[Code that draws figures]
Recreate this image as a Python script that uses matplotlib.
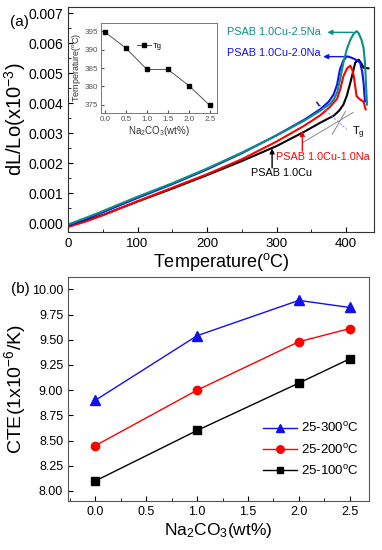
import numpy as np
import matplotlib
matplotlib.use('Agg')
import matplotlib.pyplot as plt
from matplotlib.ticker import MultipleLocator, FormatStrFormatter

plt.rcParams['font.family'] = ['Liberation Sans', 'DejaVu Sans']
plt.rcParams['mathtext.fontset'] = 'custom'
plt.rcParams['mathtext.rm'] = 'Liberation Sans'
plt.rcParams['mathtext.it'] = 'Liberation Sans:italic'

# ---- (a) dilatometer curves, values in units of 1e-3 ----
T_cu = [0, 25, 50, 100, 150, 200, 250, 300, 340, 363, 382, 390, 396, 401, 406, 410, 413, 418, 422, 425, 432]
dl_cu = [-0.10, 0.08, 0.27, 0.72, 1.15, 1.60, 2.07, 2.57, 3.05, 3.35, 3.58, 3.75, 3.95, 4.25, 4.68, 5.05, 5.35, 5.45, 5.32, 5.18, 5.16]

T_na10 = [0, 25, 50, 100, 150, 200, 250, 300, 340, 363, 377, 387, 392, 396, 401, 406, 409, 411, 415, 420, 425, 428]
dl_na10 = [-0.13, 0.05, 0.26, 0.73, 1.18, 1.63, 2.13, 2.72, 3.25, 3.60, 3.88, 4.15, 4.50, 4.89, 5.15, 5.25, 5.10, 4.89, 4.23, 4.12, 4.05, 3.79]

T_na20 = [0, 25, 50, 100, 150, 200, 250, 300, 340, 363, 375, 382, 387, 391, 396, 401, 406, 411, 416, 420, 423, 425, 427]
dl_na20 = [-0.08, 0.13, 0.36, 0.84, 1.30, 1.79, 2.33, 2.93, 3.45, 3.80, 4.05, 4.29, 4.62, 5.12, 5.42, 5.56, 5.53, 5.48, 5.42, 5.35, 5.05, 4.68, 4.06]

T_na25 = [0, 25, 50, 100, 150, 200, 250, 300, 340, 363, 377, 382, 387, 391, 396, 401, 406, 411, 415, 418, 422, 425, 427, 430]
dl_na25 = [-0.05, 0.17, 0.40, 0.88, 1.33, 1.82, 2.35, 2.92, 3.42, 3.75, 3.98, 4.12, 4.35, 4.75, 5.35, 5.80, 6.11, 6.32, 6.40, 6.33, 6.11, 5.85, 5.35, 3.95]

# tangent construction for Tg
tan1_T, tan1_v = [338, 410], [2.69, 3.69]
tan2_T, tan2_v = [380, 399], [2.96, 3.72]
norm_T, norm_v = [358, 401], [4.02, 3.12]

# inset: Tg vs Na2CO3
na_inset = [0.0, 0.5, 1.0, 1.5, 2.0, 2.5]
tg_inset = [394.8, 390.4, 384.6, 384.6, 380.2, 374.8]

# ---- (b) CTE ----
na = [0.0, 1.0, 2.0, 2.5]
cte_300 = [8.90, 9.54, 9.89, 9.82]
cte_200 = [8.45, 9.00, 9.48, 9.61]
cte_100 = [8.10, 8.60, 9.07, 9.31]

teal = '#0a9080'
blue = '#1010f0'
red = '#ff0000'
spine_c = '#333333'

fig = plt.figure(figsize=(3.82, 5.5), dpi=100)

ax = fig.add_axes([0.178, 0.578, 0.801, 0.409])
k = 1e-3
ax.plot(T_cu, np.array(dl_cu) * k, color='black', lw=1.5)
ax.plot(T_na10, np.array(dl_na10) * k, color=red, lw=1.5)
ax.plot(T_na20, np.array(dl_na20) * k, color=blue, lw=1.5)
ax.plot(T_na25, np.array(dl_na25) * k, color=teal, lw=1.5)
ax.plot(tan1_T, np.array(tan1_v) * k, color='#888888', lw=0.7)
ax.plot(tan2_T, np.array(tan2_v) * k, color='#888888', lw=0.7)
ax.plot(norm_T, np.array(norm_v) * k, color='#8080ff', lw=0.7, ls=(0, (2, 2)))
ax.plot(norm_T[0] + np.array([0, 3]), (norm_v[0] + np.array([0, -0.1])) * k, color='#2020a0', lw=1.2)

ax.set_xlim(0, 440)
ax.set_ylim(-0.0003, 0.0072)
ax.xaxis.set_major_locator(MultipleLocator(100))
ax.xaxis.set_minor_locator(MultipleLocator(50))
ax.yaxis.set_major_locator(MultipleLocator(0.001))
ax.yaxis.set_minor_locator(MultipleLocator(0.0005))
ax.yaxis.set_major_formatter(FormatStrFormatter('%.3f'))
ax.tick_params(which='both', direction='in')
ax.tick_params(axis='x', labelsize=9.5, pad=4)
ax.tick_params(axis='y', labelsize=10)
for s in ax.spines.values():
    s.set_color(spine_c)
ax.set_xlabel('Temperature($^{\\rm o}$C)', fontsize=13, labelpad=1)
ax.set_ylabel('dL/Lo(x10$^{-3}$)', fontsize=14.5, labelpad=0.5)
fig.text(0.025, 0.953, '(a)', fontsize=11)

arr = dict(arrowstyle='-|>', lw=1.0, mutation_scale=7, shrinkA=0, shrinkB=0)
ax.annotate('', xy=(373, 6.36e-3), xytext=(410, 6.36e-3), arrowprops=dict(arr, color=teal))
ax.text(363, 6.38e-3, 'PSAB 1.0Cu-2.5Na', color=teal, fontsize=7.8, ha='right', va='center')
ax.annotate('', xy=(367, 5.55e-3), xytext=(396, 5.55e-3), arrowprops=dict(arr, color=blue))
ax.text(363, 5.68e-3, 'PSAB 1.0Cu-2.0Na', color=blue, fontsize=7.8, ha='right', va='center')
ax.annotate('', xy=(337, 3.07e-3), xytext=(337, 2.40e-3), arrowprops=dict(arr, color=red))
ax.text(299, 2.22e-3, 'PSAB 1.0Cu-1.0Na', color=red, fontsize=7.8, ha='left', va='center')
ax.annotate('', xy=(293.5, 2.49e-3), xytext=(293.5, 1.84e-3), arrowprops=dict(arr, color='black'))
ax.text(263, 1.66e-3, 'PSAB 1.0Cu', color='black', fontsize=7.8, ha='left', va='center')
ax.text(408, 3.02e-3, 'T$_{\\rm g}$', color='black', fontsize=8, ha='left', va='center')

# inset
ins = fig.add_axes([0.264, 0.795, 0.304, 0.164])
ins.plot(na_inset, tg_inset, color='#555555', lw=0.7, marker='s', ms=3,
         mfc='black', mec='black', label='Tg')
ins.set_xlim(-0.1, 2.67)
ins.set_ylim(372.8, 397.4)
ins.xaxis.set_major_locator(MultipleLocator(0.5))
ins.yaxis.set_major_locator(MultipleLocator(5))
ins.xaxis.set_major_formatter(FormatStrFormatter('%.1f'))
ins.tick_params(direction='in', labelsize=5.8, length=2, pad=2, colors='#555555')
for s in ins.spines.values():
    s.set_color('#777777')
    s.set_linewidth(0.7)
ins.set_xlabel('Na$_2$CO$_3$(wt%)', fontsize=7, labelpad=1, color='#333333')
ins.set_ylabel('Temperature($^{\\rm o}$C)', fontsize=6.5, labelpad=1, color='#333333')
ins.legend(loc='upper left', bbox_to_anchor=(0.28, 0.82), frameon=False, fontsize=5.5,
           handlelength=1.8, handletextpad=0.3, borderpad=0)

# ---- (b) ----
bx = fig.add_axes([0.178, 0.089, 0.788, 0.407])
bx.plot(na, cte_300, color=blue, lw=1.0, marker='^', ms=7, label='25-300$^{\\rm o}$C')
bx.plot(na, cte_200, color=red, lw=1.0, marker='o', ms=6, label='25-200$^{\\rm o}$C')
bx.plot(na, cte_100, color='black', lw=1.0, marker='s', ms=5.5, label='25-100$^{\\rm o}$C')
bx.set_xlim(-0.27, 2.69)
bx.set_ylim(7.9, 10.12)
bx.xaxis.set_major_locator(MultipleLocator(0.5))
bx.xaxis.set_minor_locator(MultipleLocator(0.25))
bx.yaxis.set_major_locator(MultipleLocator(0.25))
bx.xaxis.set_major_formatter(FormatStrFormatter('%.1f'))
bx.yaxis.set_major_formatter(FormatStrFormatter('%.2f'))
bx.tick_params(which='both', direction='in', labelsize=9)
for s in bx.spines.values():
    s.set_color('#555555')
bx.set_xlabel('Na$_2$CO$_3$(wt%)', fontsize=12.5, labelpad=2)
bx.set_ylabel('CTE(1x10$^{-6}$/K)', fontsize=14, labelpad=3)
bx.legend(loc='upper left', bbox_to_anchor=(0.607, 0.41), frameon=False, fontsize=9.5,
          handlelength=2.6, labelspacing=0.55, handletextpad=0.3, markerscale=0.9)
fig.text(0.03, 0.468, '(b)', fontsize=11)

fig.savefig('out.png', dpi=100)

--

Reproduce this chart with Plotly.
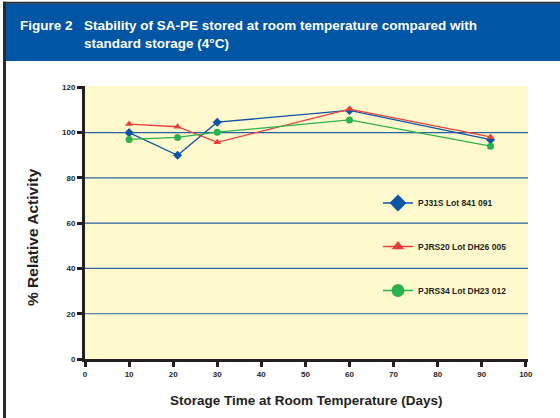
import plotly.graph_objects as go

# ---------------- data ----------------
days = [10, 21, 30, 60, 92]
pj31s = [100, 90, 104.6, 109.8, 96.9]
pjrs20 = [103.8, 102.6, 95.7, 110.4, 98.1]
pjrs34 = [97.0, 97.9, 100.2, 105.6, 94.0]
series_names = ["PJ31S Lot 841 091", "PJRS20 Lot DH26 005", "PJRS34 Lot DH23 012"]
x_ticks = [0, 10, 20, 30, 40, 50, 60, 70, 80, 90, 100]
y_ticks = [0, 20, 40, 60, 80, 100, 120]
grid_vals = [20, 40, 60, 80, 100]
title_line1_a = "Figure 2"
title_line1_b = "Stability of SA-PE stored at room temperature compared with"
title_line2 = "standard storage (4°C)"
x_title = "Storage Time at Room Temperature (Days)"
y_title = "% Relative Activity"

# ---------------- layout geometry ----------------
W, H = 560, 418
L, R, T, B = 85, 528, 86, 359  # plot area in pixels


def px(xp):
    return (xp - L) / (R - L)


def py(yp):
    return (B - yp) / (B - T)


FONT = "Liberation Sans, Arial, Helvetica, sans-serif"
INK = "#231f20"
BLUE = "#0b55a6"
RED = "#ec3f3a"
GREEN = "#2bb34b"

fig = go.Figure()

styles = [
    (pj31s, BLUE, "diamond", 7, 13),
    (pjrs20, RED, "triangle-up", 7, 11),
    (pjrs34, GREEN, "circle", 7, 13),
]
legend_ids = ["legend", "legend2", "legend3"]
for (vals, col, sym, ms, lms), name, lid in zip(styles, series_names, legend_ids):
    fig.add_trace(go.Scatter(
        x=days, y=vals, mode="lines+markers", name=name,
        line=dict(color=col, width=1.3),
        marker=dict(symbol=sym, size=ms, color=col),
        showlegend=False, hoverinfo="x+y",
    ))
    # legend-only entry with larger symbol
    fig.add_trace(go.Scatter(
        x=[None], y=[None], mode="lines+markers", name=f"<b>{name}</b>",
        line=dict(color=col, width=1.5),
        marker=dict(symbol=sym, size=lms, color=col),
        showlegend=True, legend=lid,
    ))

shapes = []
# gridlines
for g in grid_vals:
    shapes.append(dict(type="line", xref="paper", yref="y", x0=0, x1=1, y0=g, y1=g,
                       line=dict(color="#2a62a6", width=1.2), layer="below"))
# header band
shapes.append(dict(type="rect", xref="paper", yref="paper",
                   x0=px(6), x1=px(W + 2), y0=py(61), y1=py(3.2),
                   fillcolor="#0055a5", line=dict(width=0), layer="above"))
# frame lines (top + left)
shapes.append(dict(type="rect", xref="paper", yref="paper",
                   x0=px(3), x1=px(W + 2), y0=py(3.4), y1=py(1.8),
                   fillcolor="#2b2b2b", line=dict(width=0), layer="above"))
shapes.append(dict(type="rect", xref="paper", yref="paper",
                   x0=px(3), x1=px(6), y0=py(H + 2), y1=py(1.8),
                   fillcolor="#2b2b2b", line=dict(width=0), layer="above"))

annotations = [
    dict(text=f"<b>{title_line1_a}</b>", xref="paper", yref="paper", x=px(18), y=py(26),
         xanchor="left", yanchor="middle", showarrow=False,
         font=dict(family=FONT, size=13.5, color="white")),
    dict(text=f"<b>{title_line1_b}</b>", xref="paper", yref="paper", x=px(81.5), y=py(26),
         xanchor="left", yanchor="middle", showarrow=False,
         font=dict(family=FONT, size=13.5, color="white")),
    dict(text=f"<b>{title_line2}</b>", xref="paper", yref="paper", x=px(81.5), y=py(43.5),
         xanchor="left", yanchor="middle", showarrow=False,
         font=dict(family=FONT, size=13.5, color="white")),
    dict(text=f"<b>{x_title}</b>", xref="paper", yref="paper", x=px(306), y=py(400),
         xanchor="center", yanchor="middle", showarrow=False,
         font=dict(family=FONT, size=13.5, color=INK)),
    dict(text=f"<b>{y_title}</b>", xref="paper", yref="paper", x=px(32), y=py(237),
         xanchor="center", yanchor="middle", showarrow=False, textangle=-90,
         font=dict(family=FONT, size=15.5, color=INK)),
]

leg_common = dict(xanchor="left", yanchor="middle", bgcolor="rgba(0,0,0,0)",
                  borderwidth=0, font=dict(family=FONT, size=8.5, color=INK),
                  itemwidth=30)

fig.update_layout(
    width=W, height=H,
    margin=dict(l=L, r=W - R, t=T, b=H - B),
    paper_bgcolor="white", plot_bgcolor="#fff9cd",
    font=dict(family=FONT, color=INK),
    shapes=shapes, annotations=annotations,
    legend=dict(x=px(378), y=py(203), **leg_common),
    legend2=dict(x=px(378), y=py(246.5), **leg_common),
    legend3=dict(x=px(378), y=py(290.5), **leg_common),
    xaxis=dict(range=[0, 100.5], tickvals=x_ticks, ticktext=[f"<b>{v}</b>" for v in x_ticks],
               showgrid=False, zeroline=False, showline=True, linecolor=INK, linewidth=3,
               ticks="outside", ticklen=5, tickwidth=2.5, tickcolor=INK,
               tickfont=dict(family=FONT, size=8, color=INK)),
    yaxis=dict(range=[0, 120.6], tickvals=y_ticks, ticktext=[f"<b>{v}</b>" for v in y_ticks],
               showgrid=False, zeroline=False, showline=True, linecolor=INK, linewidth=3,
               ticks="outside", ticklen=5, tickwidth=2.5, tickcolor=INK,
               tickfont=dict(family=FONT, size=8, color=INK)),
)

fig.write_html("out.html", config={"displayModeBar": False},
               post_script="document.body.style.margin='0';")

> Instructions for the task: Exactly the lines starting at the line containing "Recreate this image" and ending at the line containing "5.05, 4.68, 4.06]" should be transcribed, both included; omit the pictures.

> Exercise answer:
Recreate this image as a Python script that uses matplotlib.
import numpy as np
import matplotlib
matplotlib.use('Agg')
import matplotlib.pyplot as plt
from matplotlib.ticker import MultipleLocator, FormatStrFormatter

plt.rcParams['font.family'] = ['Liberation Sans', 'DejaVu Sans']
plt.rcParams['mathtext.fontset'] = 'custom'
plt.rcParams['mathtext.rm'] = 'Liberation Sans'
plt.rcParams['mathtext.it'] = 'Liberation Sans:italic'

# ---- (a) dilatometer curves, values in units of 1e-3 ----
T_cu = [0, 25, 50, 100, 150, 200, 250, 300, 340, 363, 382, 390, 396, 401, 406, 410, 413, 418, 422, 425, 432]
dl_cu = [-0.10, 0.08, 0.27, 0.72, 1.15, 1.60, 2.07, 2.57, 3.05, 3.35, 3.58, 3.75, 3.95, 4.25, 4.68, 5.05, 5.35, 5.45, 5.32, 5.18, 5.16]

T_na10 = [0, 25, 50, 100, 150, 200, 250, 300, 340, 363, 377, 387, 392, 396, 401, 406, 409, 411, 415, 420, 425, 428]
dl_na10 = [-0.13, 0.05, 0.26, 0.73, 1.18, 1.63, 2.13, 2.72, 3.25, 3.60, 3.88, 4.15, 4.50, 4.89, 5.15, 5.25, 5.10, 4.89, 4.23, 4.12, 4.05, 3.79]

T_na20 = [0, 25, 50, 100, 150, 200, 250, 300, 340, 363, 375, 382, 387, 391, 396, 401, 406, 411, 416, 420, 423, 425, 427]
dl_na20 = [-0.08, 0.13, 0.36, 0.84, 1.30, 1.79, 2.33, 2.93, 3.45, 3.80, 4.05, 4.29, 4.62, 5.12, 5.42, 5.56, 5.53, 5.48, 5.42, 5.35, 5.05, 4.68, 4.06]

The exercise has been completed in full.